Подождали бы до решения суда, а потом кричали. А пока нет решения, нет слов таких, языка такого…

Но если и был когда-то, то временно отменяется. До нового заседания.

Может, и насовсем…

А мы стоим.

Хмуримся.

Печалимся и улыбаемся.

Есть иврит.

Есть еврейский язык.

К счастью, это не зависит ни от каких судов!

6

Потом было другое заседание суда.

На шестьдесят пятый день голодовки Бегуна.

Он получил два года ссылки, и его отправили в Магаданскую область – за тысячи километров от Москвы.

Такова, видно, наша доля.

Одних провожаем на взлёт, других провожаем на срок.

Мы писали ему туда, и оттуда он прислал мне телеграмму на прощание: «Дерех Цлаха. Шалом у враха».

Счастливого пути. Мир и благословение.

Мы с женой и сыновьями уехали в Израиль, а он работал электриком на руднике и посылал письма в ООН, протестуя против дискриминации языка иврит.

А на это нужно мужество. Там, в Магаданской области, в поселке Буркандья, где какой-нибудь лейтенант охраны – царь, бог и начальник, от которого зависит твоя жизнь.

Потом его отпустили…

Засчитав, как и положено по закону, каждый день тюрьмы за три дня ссылки.

Он приехал в Москву, к жене, но там его не прописывали. Не разрешали жить дома. Гнали за сто первый километр от столицы, где никто не хотел брать его на работу.

Нет работы – нет жилья.

Нет жилья – нет прописки.

Замкнутый круг. Обычный замкнутый круг, из которого один путь – обратно в тюрьму.

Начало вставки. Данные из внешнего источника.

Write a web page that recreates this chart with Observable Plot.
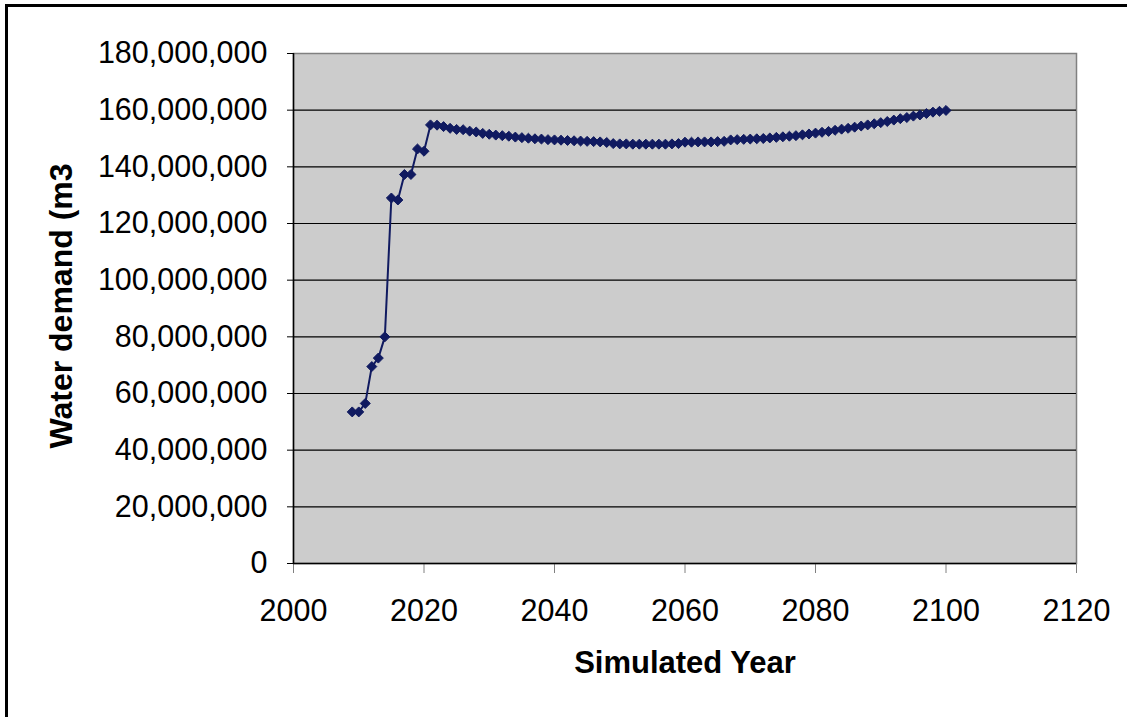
<!DOCTYPE html>
<html>
<head>
<meta charset="utf-8">
<script src="https://cdn.jsdelivr.net/npm/d3@7"></script>
<script src="https://cdn.jsdelivr.net/npm/@observablehq/plot@0.6"></script>
<style>
  html, body { margin: 0; padding: 0; background: #fff; overflow: hidden; }
  #wrap { position: relative; width: 1127px; height: 717px; font-family: "Liberation Sans", Arial, sans-serif; }
  #border { position: absolute; left: 5px; top: 4px; width: 1200px; height: 800px; border-left: 3px solid #000; border-top: 3px solid #000; }
  #chart { position: absolute; left: 0; top: 0; }
  .ytitle { position: absolute; left: 61px; top: 306px; transform: translate(-50%, -50%) rotate(-90deg); font-weight: bold; font-size: 32px; white-space: nowrap; color: #000; }
  .xtitle { position: absolute; left: 685px; top: 663px; transform: translate(-50%, -50%); font-weight: bold; font-size: 31px; white-space: nowrap; color: #000; }
</style>
</head>
<body>
<div id="wrap">
  <div id="border"></div>
  <div id="chart"></div>
  <div class="ytitle">Water demand (m3</div>
  <div class="xtitle">Simulated Year</div>
</div>
<script>
const years = d3.range(2009, 2101);
const demand = [
  53.5, 53.5, 56.5, 69.5, 72.5, 80.0, 129.0, 128.3, 137.3, 137.3,
  146.3, 145.5, 154.8, 154.7, 154.2, 153.6, 153.2, 153.1, 152.6, 152.3,
  151.8, 151.5, 151.2, 151.0, 150.8, 150.5, 150.3, 150.1, 149.9, 149.8,
  149.6, 149.5, 149.4, 149.3, 149.2, 149.1, 149.0, 148.9, 148.8, 148.6,
  148.2, 148.1, 148.1, 148.0, 148.0, 148.0, 148.0, 148.0, 148.0, 148.1,
  148.2, 148.7, 148.7, 148.8, 148.8, 148.8, 148.9, 149.0, 149.5, 149.6,
  149.7, 149.8, 149.9, 150.0, 150.2, 150.4, 150.6, 150.8, 151.0, 151.3,
  151.6, 151.9, 152.2, 152.5, 152.9, 153.3, 153.6, 154.0, 154.4, 154.8,
  155.2, 155.6, 156.0, 156.5, 157.0, 157.4, 157.9, 158.3, 158.8, 159.3,
  159.6, 159.9
];
const xTicks = [2000, 2020, 2040, 2060, 2080, 2100, 2120];
const yTicks = [0, 20e6, 40e6, 60e6, 80e6, 100e6, 120e6, 140e6, 160e6, 180e6];

const data = years.map((y, i) => ({year: y, value: demand[i] * 1e6}));
const navy = "#101a60";

const chart = Plot.plot({
  width: 1127,
  height: 717,
  marginLeft: 293,
  marginRight: 51,
  marginTop: 53,
  marginBottom: 154,
  style: {fontFamily: "'Liberation Sans', Arial, sans-serif", fontSize: "30.5px", color: "#000", background: "transparent"},
  x: {domain: [2000, 2120]},
  y: {domain: [0, 180e6]},
  marks: [
    Plot.frame({fill: "#cccccc", stroke: "#808080", strokeWidth: 1.5}),
    Plot.gridY(yTicks.filter(d => d > 0 && d < 180e6), {stroke: "#000", strokeOpacity: 1, strokeWidth: 1.2}),
    Plot.axisX(xTicks, {tickSize: 10, tickPadding: 26, tickFormat: d => String(d), stroke: "#808080", fontSize: 30.5, label: null}),
    Plot.axisY(yTicks, {tickSize: 6, tickPadding: 20, tickFormat: d3.format(","), stroke: "#000", fontSize: 30.5, label: null}),
    Plot.ruleX([2000], {stroke: "#000", strokeWidth: 1.5, y1: 0, y2: 180e6}),
    Plot.ruleY([0], {stroke: "#000", strokeWidth: 1.5}),
    Plot.line(data, {x: "year", y: "value", stroke: navy, strokeWidth: 2}),
    Plot.dot(data, {x: "year", y: "value", symbol: "diamond2", r: 4.5, fill: navy, stroke: navy, strokeWidth: 1})
  ]
});
document.getElementById("chart").appendChild(chart);
</script>
</body>
</html>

Его снова арестовали в Москве. За нарушение «паспортного режима».

Режим… Слово-то какое! Принудительный режим. Режим содержания под стражей.

Паспортный режим…

Будто и на воле – неволя.

Будто и на воле – вечный режим заключения.

И опять он сидел в тюрьме в ожидании суда. Опять объявил голодовку.

И снова друзей не пускали в зал суда. Где присутствовали специально выделенные и проверенные…

Бегун получил три года ссылки.

И его вновь отправили в Магаданскую область – преподавателя языка иврит.

Что движет человеком?

Что дает силы?..


«Есть в мире великая сила, и имя ей – тоска…
Чувство национальной тоски… сможет пробудиться лишь под воздействием единого национального языка…
Так будем хранить нашу душу.
Наш язык – язык души нашей!»
                                Хаим Нахман Бялик, еврейский поэт.